The Grand Canyon is one of those much-hyped places that is still somehow underrated. You didn’t read that wrong. I said one of the most visited national parks in the country doesn’t get its due.
First off, out of the roughly 6 million who typically visit each year, about 90% only view the canyon from packed overlooks on the South Rim. It’s like going to a concert and turning your back to the stage for the whole show.
The canyon is right there.
That leads me to my second point. Only about 1% go into the canyon to hike, camp or take on the rapids of the mighty Colorado River. (If access is your issue, the lesser-visited North Rim is an excellent choice or maybe you could take a mule to Phantom Ranch.)
I’ve done extensive hiking in the canyon, mainly from the South Rim. On one trip, I bolted down the notorious Grandview Trail and spent a few days camping around Horseshoe Mesa and near Grapevine Creek, where I didn’t see another human being for some 50 hours.

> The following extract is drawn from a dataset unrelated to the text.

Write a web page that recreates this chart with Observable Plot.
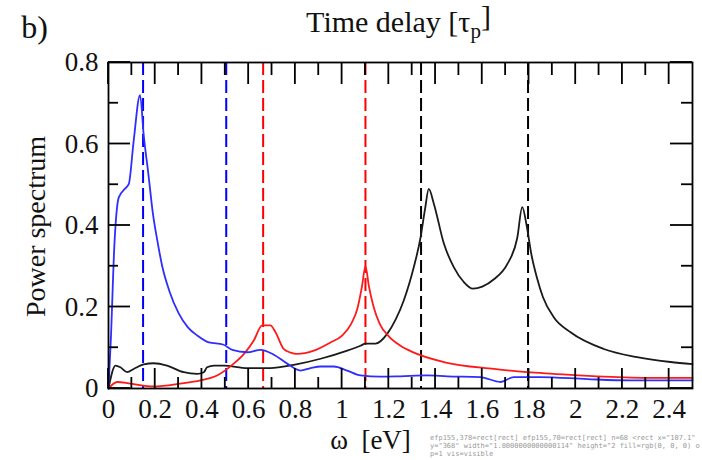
<!DOCTYPE html>
<html><head><meta charset="utf-8">
<script src="https://cdn.jsdelivr.net/npm/d3@7"></script>
<script src="https://cdn.jsdelivr.net/npm/@observablehq/plot@0.6"></script>
<style>body{margin:0;background:#fff} svg{display:block} #diag{position:absolute;left:430px;top:434px;width:272px;font:7px monospace;white-space:pre-wrap;word-break:break-all;color:#999}</style>
</head><body><div id="chart"></div><div id="diag"></div>
<script>
// ---- data ----
const blueOmega = [0, 0.01, 0.025, 0.044, 0.07, 0.087, 0.108, 0.135, 0.151, 0.17, 0.19, 0.21, 0.23, 0.26, 0.30, 0.34, 0.38, 0.43, 0.49, 0.53, 0.594, 0.651, 0.708, 0.765, 0.822, 0.865, 0.908, 0.965, 1.022, 1.079, 1.164, 1.25, 1.364, 1.45, 1.592, 1.678, 1.735, 1.849, 2.05, 2.235, 2.5];
const bluePower = [0, 0.12, 0.35, 0.469, 0.49, 0.502, 0.609, 0.72, 0.62, 0.53, 0.43, 0.36, 0.30, 0.24, 0.185, 0.15, 0.13, 0.113, 0.108, 0.095, 0.089, 0.095, 0.083, 0.061, 0.044, 0.05, 0.054, 0.054, 0.044, 0.032, 0.029, 0.03, 0.032, 0.03, 0.028, 0.016, 0.028, 0.028, 0.023, 0.02, 0.02];

const redOmega = [0, 0.037, 0.094, 0.194, 0.308, 0.394, 0.465, 0.536, 0.58, 0.622, 0.658, 0.693, 0.715, 0.75, 0.78, 0.808, 0.879, 0.95, 1.0, 1.04, 1.065, 1.085, 1.1, 1.115, 1.135, 1.16, 1.2, 1.25, 1.3, 1.435, 1.65, 1.792, 1.906, 2.12, 2.33, 2.5];
const redPower = [0, 0.016, 0.012, 0.005, 0.012, 0.02, 0.032, 0.061, 0.085, 0.118, 0.155, 0.155, 0.138, 0.097, 0.088, 0.085, 0.093, 0.113, 0.13, 0.16, 0.195, 0.25, 0.30, 0.25, 0.2, 0.16, 0.128, 0.105, 0.09, 0.065, 0.048, 0.04, 0.036, 0.029, 0.026, 0.026];

const blackOmega = [0, 0.03, 0.051, 0.08, 0.108, 0.151, 0.194, 0.251, 0.322, 0.38, 0.408, 0.422, 0.451, 0.494, 0.594, 0.693, 0.793, 0.908, 1.022, 1.079, 1.1, 1.143, 1.193, 1.23, 1.264, 1.307, 1.334, 1.355, 1.371, 1.393, 1.436, 1.478, 1.52, 1.56, 1.6, 1.65, 1.707, 1.75, 1.771, 1.79, 1.81, 1.835, 1.86, 1.906, 1.978, 2.12, 2.263, 2.406, 2.5];
const blackPower = [0, 0.056, 0.052, 0.04, 0.048, 0.059, 0.062, 0.056, 0.04, 0.036, 0.04, 0.052, 0.056, 0.056, 0.05, 0.05, 0.058, 0.073, 0.093, 0.105, 0.11, 0.11, 0.134, 0.17, 0.216, 0.298, 0.365, 0.44, 0.49, 0.453, 0.355, 0.298, 0.262, 0.245, 0.25, 0.268, 0.305, 0.37, 0.445, 0.4, 0.33, 0.27, 0.224, 0.175, 0.138, 0.097, 0.077, 0.065, 0.06];

const blueMarkers = [0.148, 0.504];
const redMarkers = [0.662, 1.10];
const blackMarkers = [1.338, 1.796];

const xMajorTicks = [0, 0.2, 0.4, 0.6, 0.8, 1, 1.2, 1.4, 1.6, 1.8, 2, 2.2, 2.4];
const xMinorTicks = [0.1, 0.3, 0.5, 0.7, 0.9, 1.1, 1.3, 1.5, 1.7, 1.9, 2.1, 2.3];
const yMajorTicks = [0, 0.2, 0.4, 0.6, 0.8];
const yMinorTicks = [0.1, 0.3, 0.5, 0.7];

const titleText = "Time delay [τp]";
const xLabel = "ω  [eV]";
const yLabel = "Power spectrum";
const panelLabel = "b)";

// ---- build ----
const toRows = (xs, ys) => xs.map((w, i) => ({w, p: ys[i]}));
const blue = toRows(blueOmega, bluePower);
const red = toRows(redOmega, redPower);
const black = toRows(blackOmega, blackPower);

const W = 702, H = 460, mL = 108, mR = 10, mT = 62, mB = 72;
const innerW = W - mL - mR, innerH = H - mT - mB;
const xDomain = [0, 2.5], yDomain = [0, 0.8];
const xPerPx = (xDomain[1] - xDomain[0]) / innerW;
const yPerPx = (yDomain[1] - yDomain[0]) / innerH;
const font = "'Liberation Serif', 'Times New Roman', serif";
const fmt = d => String(+d.toFixed(1));
const dash = "13,5";
const half = 0.9; // half tick thickness, px

// inward ticks as thin filled rectangles (length and thickness in pixels, via scale extent)
const vRects = (ticks, y0, px, dir) => ticks.map(t => ({x1: t - half * xPerPx, x2: t + half * xPerPx, y1: y0, y2: y0 + dir * px * yPerPx}));
const hRects = (ticks, x0, px, dir) => ticks.map(t => ({y1: t - half * yPerPx, y2: t + half * yPerPx, x1: x0, x2: x0 + dir * px * xPerPx}));
const tickRects = [
  ...vRects(xMajorTicks, yDomain[0], 20, 1),
  ...vRects(xMinorTicks, yDomain[0], 11, 1),
  ...vRects(xMajorTicks, yDomain[1], 22, -1),
  ...vRects(xMinorTicks, yDomain[1], 13, -1),
  ...hRects(yMajorTicks, xDomain[0], 22, 1),
  ...hRects(yMinorTicks, xDomain[0], 10, 1),
  ...hRects(yMajorTicks, xDomain[1], 22, -1),
  ...hRects(yMinorTicks, xDomain[1], 11, -1)
];

const chart = Plot.plot({
  width: W, height: H,
  marginLeft: mL, marginRight: mR, marginTop: mT, marginBottom: mB,
  style: {fontFamily: font, background: "#fff"},
  x: {domain: xDomain},
  y: {domain: yDomain},
  marks: [
    Plot.ruleX(blueMarkers, {x: d => d, stroke: "#0000ff", strokeWidth: 2, strokeDasharray: dash}),
    Plot.ruleX(redMarkers, {x: d => d, stroke: "#ff0000", strokeWidth: 2, strokeDasharray: dash}),
    Plot.ruleX(blackMarkers, {x: d => d, stroke: "#000", strokeWidth: 2, strokeDasharray: dash}),
    Plot.line(black, {x: "w", y: "p", stroke: "#1a1a1a", strokeWidth: 1.8, curve: "monotone-x"}),
    Plot.line(red, {x: "w", y: "p", stroke: "#ff1a1a", strokeWidth: 1.8, curve: "monotone-x"}),
    Plot.line(blue, {x: "w", y: "p", stroke: "#2e2eff", strokeWidth: 1.8, curve: "monotone-x"}),
    Plot.rect(tickRects, {x1: "x1", x2: "x2", y1: "y1", y2: "y2", fill: "#000"}),
    Plot.frame({stroke: "#000", strokeWidth: 1.8}),
    Plot.axisX({ticks: xMajorTicks, tickSize: 0, tickPadding: 10, tickFormat: fmt, fontSize: 27, fontFamily: font, fill: "#111", label: null}),
    Plot.axisY({ticks: yMajorTicks, tickSize: 0, tickPadding: 10, tickFormat: fmt, fontSize: 27, fontFamily: font, fill: "#111", label: null}),
    Plot.text([xLabel], {text: d => d, frameAnchor: "bottom", lineAnchor: "middle", textAnchor: "middle", dx: -30, dy: 52, fontSize: 27, fontFamily: font, fill: "#111"}),
    Plot.text([yLabel], {text: d => d, frameAnchor: "left", lineAnchor: "middle", textAnchor: "middle", rotate: -90, dx: -72, dy: 1, fontSize: 28, fontFamily: font, fill: "#111"}),
    Plot.text([titleText], {text: d => d, frameAnchor: "top", lineAnchor: "middle", textAnchor: "middle", dx: -2, dy: -40, fontSize: 30, fontFamily: font, fill: "#111"}),
    Plot.text([panelLabel], {text: d => d, frameAnchor: "top-left", lineAnchor: "middle", textAnchor: "middle", dx: -74, dy: -35, fontSize: 32, fontFamily: font, fill: "#111"})
  ]
});

// subscript p in the title
d3.select(chart).selectAll("text").each(function() {
  const t = d3.select(this);
  if (t.text() === titleText) {
    t.text("Time delay [τ");
    t.append("tspan").attr("font-size", "21px").attr("dy", "0.3em").text("p");
    t.append("tspan").attr("dy", "-0.42em").text("]");
  }
});

document.getElementById("chart").appendChild(chart);

// tiny diagnostic
let dg = "";
try {
  const desc = el => el ? el.tagName + "[" + ((el.closest && el.closest("g[aria-label]")) ? el.closest("g[aria-label]").getAttribute("aria-label") : (el.getAttribute && el.getAttribute("aria-label"))) + "]" : "null";
  dg += "efp155,378=" + desc(document.elementFromPoint(155, 378)) + " efp155,70=" + desc(document.elementFromPoint(155, 70));
  const rg = chart.querySelector('g[aria-label="rect"]');
  if (rg) { const r0 = rg.children[0]; const cs = getComputedStyle(r0); dg += " n=" + rg.children.length + " " + r0.outerHTML.slice(0, 60) + " fill=" + cs.fill + " op=" + cs.opacity + " vis=" + cs.visibility; }
} catch (e) { dg += "ERR " + e; }
document.getElementById("diag").textContent = dg;
</script>
</body></html>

On another trip, I camped near Boucher Rapids with another night at Yuma Point before the daunting ascent back to Hermits Rest. Those were solo trips, but I got together with a crazy buddy of mine (obviously a kindred spirit) in March 2018 to hike the South Kaibab and Bright Angel trails in one day. The 16.5-mile effort was truly exhausting but exhilarating as well.
All that’s to say I have hiked well-traveled corridor trails and much more difficult ones, too. In doing that, I can honestly say that no trip to the Grand Canyon has ever even slightly disappointed me.
One of the most recent trips was in December 2020 with fresh snow on the ground. I’d seen Grand Canyon in every season but winter to that point and it sure was magical. March/April and October/November are often regarded as the “best times to visit” – and for good reason. The weather is temperate and ideal for outdoor activities both at the rim and in the canyon.
However, visitation is lowest from December to February, which perhaps offers the most unique experiences.
My hiking partner and I started down the snow-caked Bright Angel Trail in the morning alongside relatively few people – something that’s a lot more difficult to do in the spring, summer and fall – at least for the first three miles when many (often unprepared) folks start to turn back.
The snow began to disappear with the drop in elevation and was gone as we went through Indian Garden and took the easy stroll out to Plateau Point. We saw a pair of mule deer at a point along the way, taking a drink at the Bright Angel Creek.
These quiet moments can be found at viewpoints along the rim, too, especially during winter. They can be found within the canyon any time of year. What’s important to remember, they can’t be found at Mather Point with hordes of summer tourists.